**DATA SECTION**.
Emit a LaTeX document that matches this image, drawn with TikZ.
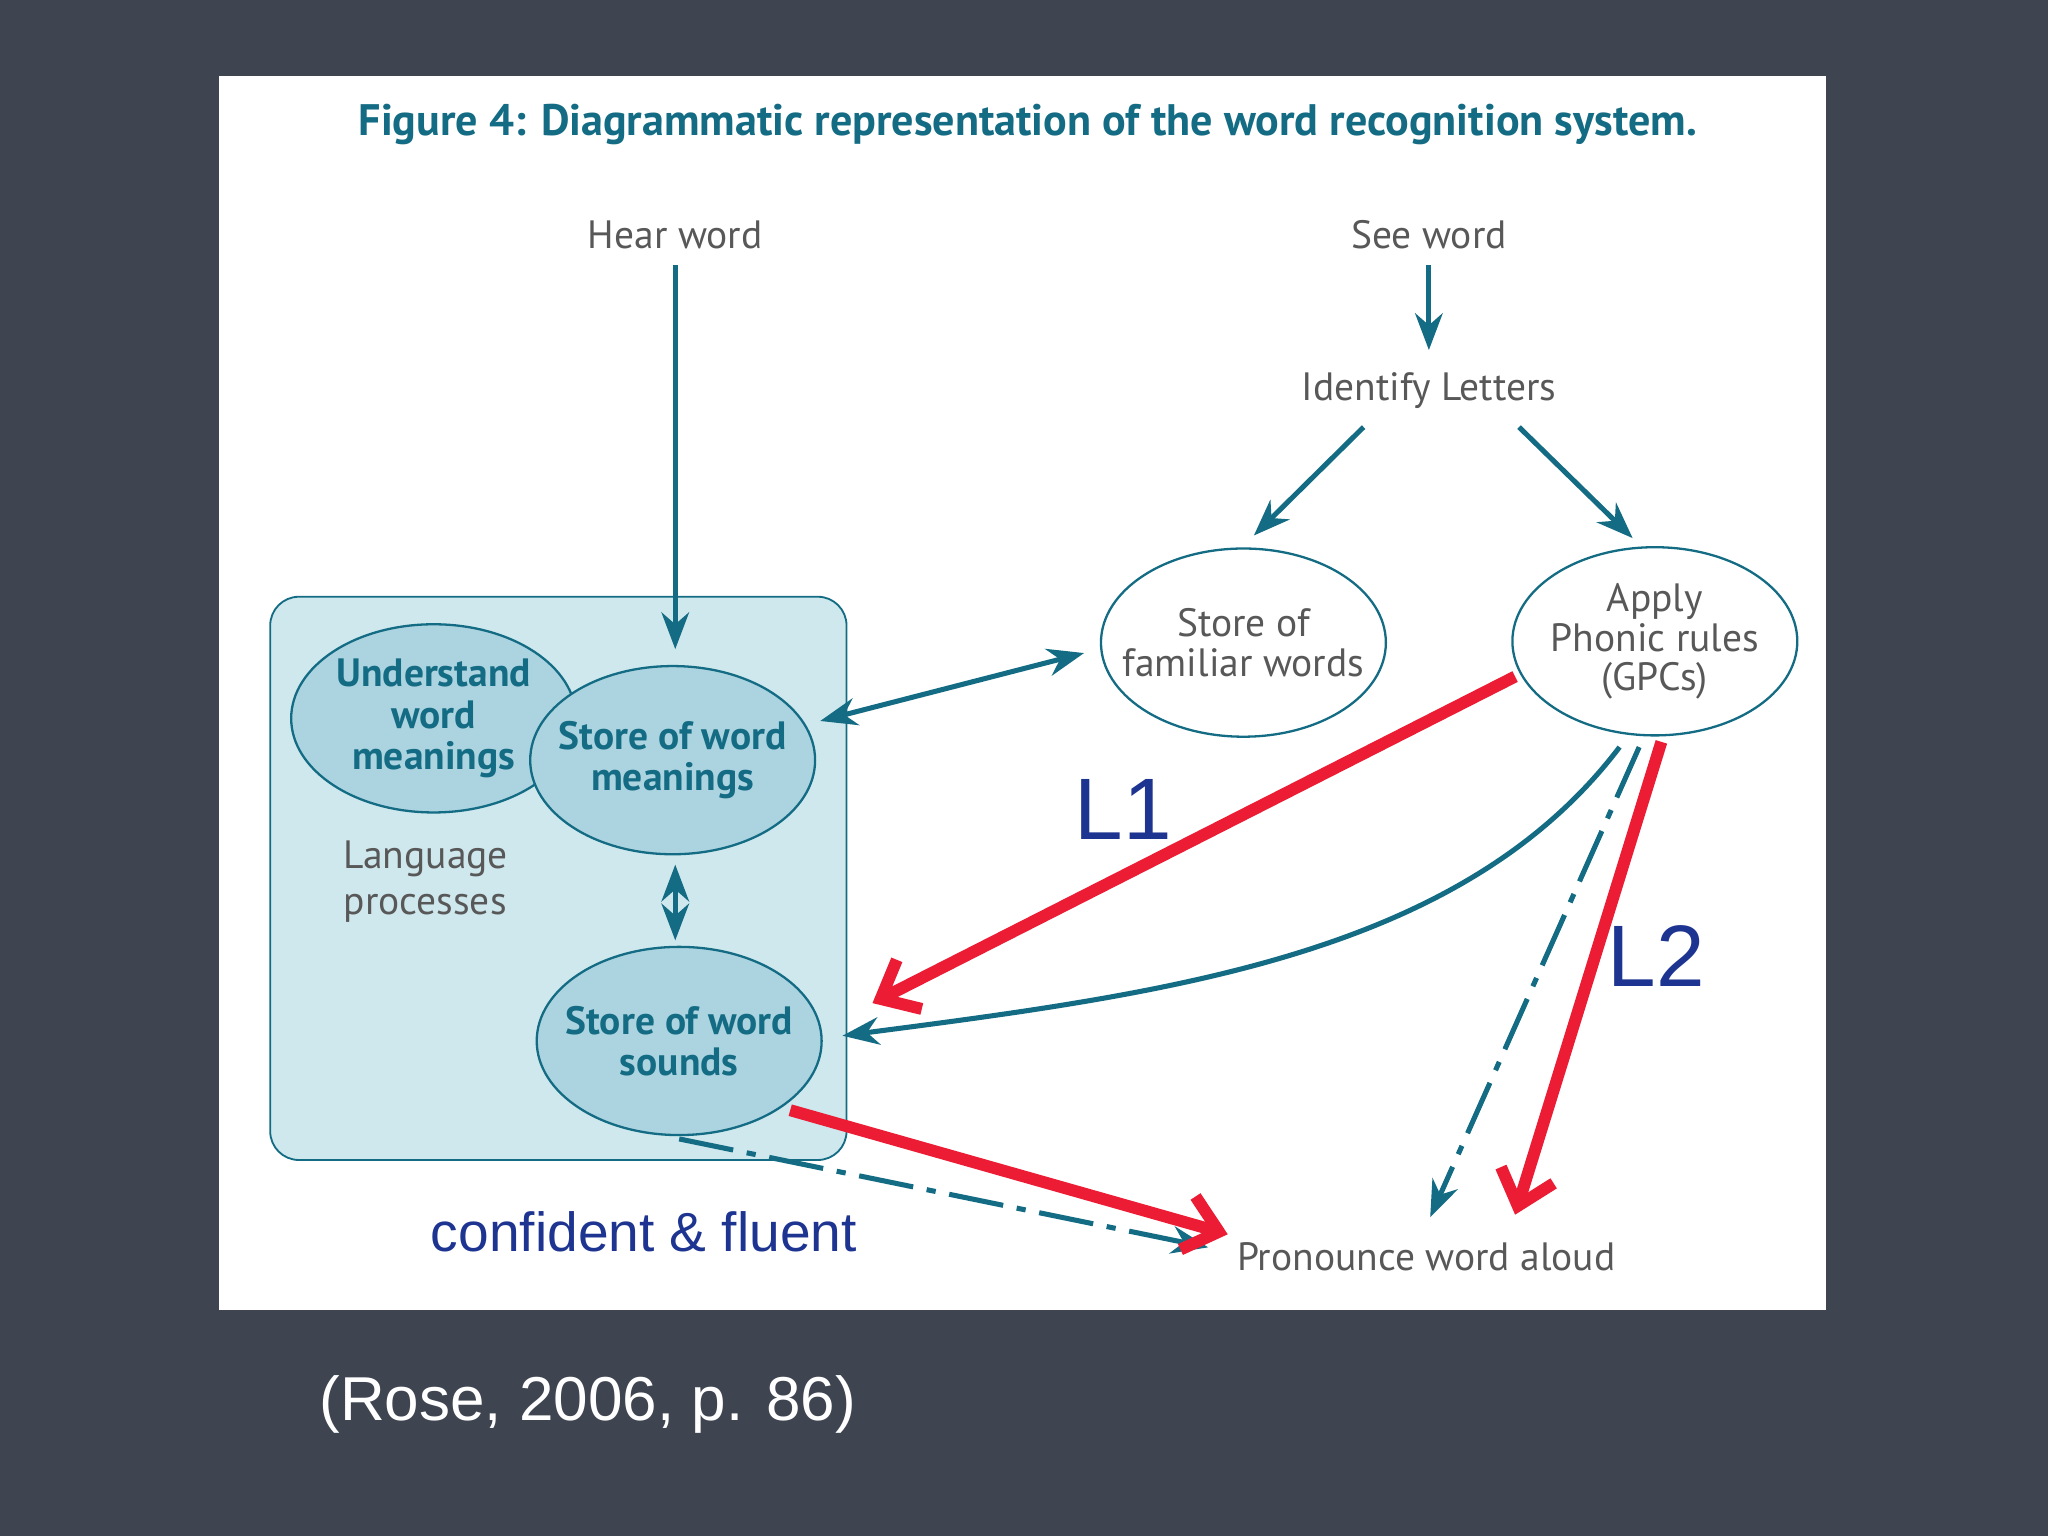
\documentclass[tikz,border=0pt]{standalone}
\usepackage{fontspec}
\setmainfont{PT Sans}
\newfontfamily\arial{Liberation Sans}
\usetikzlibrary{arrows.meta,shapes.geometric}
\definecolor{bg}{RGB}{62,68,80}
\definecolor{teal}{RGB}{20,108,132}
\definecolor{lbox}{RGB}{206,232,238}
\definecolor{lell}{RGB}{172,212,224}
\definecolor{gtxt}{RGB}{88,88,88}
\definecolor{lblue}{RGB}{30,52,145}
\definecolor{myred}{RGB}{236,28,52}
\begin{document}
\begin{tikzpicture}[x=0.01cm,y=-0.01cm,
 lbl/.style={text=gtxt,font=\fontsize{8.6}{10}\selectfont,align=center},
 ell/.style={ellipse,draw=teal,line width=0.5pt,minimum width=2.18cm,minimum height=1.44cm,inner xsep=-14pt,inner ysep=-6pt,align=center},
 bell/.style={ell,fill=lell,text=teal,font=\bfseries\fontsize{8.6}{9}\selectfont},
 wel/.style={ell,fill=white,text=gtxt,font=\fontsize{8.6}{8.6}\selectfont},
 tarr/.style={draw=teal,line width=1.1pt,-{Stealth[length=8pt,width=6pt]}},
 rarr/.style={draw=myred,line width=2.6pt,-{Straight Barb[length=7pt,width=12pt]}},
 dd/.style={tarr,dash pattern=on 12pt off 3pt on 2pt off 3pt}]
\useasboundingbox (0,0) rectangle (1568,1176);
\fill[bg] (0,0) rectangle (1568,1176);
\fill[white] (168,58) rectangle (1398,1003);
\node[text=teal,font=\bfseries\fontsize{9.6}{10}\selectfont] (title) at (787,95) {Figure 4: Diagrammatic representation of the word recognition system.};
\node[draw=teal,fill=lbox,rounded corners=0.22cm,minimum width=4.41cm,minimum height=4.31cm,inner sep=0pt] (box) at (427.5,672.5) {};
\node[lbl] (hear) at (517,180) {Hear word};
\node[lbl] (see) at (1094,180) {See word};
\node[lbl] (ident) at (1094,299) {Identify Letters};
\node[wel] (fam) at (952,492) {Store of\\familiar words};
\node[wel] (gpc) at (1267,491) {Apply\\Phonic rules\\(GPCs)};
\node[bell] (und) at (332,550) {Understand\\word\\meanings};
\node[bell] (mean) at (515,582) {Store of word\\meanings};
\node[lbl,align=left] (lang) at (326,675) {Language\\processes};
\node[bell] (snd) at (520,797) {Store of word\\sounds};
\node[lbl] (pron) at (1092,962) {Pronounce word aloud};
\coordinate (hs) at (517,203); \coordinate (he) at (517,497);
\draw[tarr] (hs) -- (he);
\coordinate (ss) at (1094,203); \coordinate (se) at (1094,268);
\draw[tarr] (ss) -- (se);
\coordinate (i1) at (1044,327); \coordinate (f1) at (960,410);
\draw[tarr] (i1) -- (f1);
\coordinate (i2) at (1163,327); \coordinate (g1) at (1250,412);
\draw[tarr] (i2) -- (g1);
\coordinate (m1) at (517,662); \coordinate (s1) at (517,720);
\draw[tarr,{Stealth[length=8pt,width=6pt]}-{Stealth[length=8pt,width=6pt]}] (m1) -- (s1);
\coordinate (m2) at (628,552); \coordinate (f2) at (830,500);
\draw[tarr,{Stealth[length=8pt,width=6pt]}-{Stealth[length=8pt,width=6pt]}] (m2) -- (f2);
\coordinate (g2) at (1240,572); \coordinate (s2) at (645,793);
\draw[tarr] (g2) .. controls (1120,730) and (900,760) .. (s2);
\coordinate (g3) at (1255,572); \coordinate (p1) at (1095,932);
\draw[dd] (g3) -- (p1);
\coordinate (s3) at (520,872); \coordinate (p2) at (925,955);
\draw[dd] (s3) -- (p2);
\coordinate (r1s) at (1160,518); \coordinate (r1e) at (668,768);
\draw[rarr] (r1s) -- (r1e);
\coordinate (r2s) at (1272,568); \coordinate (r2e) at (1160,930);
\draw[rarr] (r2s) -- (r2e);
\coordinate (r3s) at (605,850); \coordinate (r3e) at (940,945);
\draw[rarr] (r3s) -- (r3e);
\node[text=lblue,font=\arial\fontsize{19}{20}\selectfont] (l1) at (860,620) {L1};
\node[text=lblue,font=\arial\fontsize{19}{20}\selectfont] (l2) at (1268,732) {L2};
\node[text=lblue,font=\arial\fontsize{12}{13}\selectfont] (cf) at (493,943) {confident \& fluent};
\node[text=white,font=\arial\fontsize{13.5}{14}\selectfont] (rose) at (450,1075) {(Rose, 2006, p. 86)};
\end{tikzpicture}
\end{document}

**STATED TASK**. Return each line of the data, keeping its wording exact and omitting pictures.

**SOLVED PROBLEM**.
Emit a LaTeX document that matches this image, drawn with TikZ.
\documentclass[tikz,border=0pt]{standalone}
\usepackage{fontspec}
\setmainfont{PT Sans}
\newfontfamily\arial{Liberation Sans}
\usetikzlibrary{arrows.meta,shapes.geometric}
\definecolor{bg}{RGB}{62,68,80}
\definecolor{teal}{RGB}{20,108,132}
\definecolor{lbox}{RGB}{206,232,238}
\definecolor{lell}{RGB}{172,212,224}
\definecolor{gtxt}{RGB}{88,88,88}
\definecolor{lblue}{RGB}{30,52,145}
\definecolor{myred}{RGB}{236,28,52}
\begin{document}
\begin{tikzpicture}[x=0.01cm,y=-0.01cm,
 lbl/.style={text=gtxt,font=\fontsize{8.6}{10}\selectfont,align=center},
 ell/.style={ellipse,draw=teal,line width=0.5pt,minimum width=2.18cm,minimum height=1.44cm,inner xsep=-14pt,inner ysep=-6pt,align=center},
 bell/.style={ell,fill=lell,text=teal,font=\bfseries\fontsize{8.6}{9}\selectfont},
 wel/.style={ell,fill=white,text=gtxt,font=\fontsize{8.6}{8.6}\selectfont},
 tarr/.style={draw=teal,line width=1.1pt,-{Stealth[length=8pt,width=6pt]}},
 rarr/.style={draw=myred,line width=2.6pt,-{Straight Barb[length=7pt,width=12pt]}},
 dd/.style={tarr,dash pattern=on 12pt off 3pt on 2pt off 3pt}]
\useasboundingbox (0,0) rectangle (1568,1176);
\fill[bg] (0,0) rectangle (1568,1176);
\fill[white] (168,58) rectangle (1398,1003);
\node[text=teal,font=\bfseries\fontsize{9.6}{10}\selectfont] (title) at (787,95) {Figure 4: Diagrammatic representation of the word recognition system.};
\node[draw=teal,fill=lbox,rounded corners=0.22cm,minimum width=4.41cm,minimum height=4.31cm,inner sep=0pt] (box) at (427.5,672.5) {};
\node[lbl] (hear) at (517,180) {Hear word};
\node[lbl] (see) at (1094,180) {See word};
\node[lbl] (ident) at (1094,299) {Identify Letters};
\node[wel] (fam) at (952,492) {Store of\\familiar words};
\node[wel] (gpc) at (1267,491) {Apply\\Phonic rules\\(GPCs)};
\node[bell] (und) at (332,550) {Understand\\word\\meanings};
\node[bell] (mean) at (515,582) {Store of word\\meanings};
\node[lbl,align=left] (lang) at (326,675) {Language\\processes};
\node[bell] (snd) at (520,797) {Store of word\\sounds};
\node[lbl] (pron) at (1092,962) {Pronounce word aloud};
\coordinate (hs) at (517,203); \coordinate (he) at (517,497);
\draw[tarr] (hs) -- (he);
\coordinate (ss) at (1094,203); \coordinate (se) at (1094,268);
\draw[tarr] (ss) -- (se);
\coordinate (i1) at (1044,327); \coordinate (f1) at (960,410);
\draw[tarr] (i1) -- (f1);
\coordinate (i2) at (1163,327); \coordinate (g1) at (1250,412);
\draw[tarr] (i2) -- (g1);
\coordinate (m1) at (517,662); \coordinate (s1) at (517,720);
\draw[tarr,{Stealth[length=8pt,width=6pt]}-{Stealth[length=8pt,width=6pt]}] (m1) -- (s1);
\coordinate (m2) at (628,552); \coordinate (f2) at (830,500);
\draw[tarr,{Stealth[length=8pt,width=6pt]}-{Stealth[length=8pt,width=6pt]}] (m2) -- (f2);
\coordinate (g2) at (1240,572); \coordinate (s2) at (645,793);
\draw[tarr] (g2) .. controls (1120,730) and (900,760) .. (s2);
\coordinate (g3) at (1255,572); \coordinate (p1) at (1095,932);
\draw[dd] (g3) -- (p1);
\coordinate (s3) at (520,872); \coordinate (p2) at (925,955);
\draw[dd] (s3) -- (p2);
\coordinate (r1s) at (1160,518); \coordinate (r1e) at (668,768);
\draw[rarr] (r1s) -- (r1e);
\coordinate (r2s) at (1272,568); \coordinate (r2e) at (1160,930);
\draw[rarr] (r2s) -- (r2e);
\coordinate (r3s) at (605,850); \coordinate (r3e) at (940,945);
\draw[rarr] (r3s) -- (r3e);
\node[text=lblue,font=\arial\fontsize{19}{20}\selectfont] (l1) at (860,620) {L1};
\node[text=lblue,font=\arial\fontsize{19}{20}\selectfont] (l2) at (1268,732) {L2};
\node[text=lblue,font=\arial\fontsize{12}{13}\selectfont] (cf) at (493,943) {confident \& fluent};
\node[text=white,font=\arial\fontsize{13.5}{14}\selectfont] (rose) at (450,1075) {(Rose, 2006, p. 86)};
\end{tikzpicture}
\end{document}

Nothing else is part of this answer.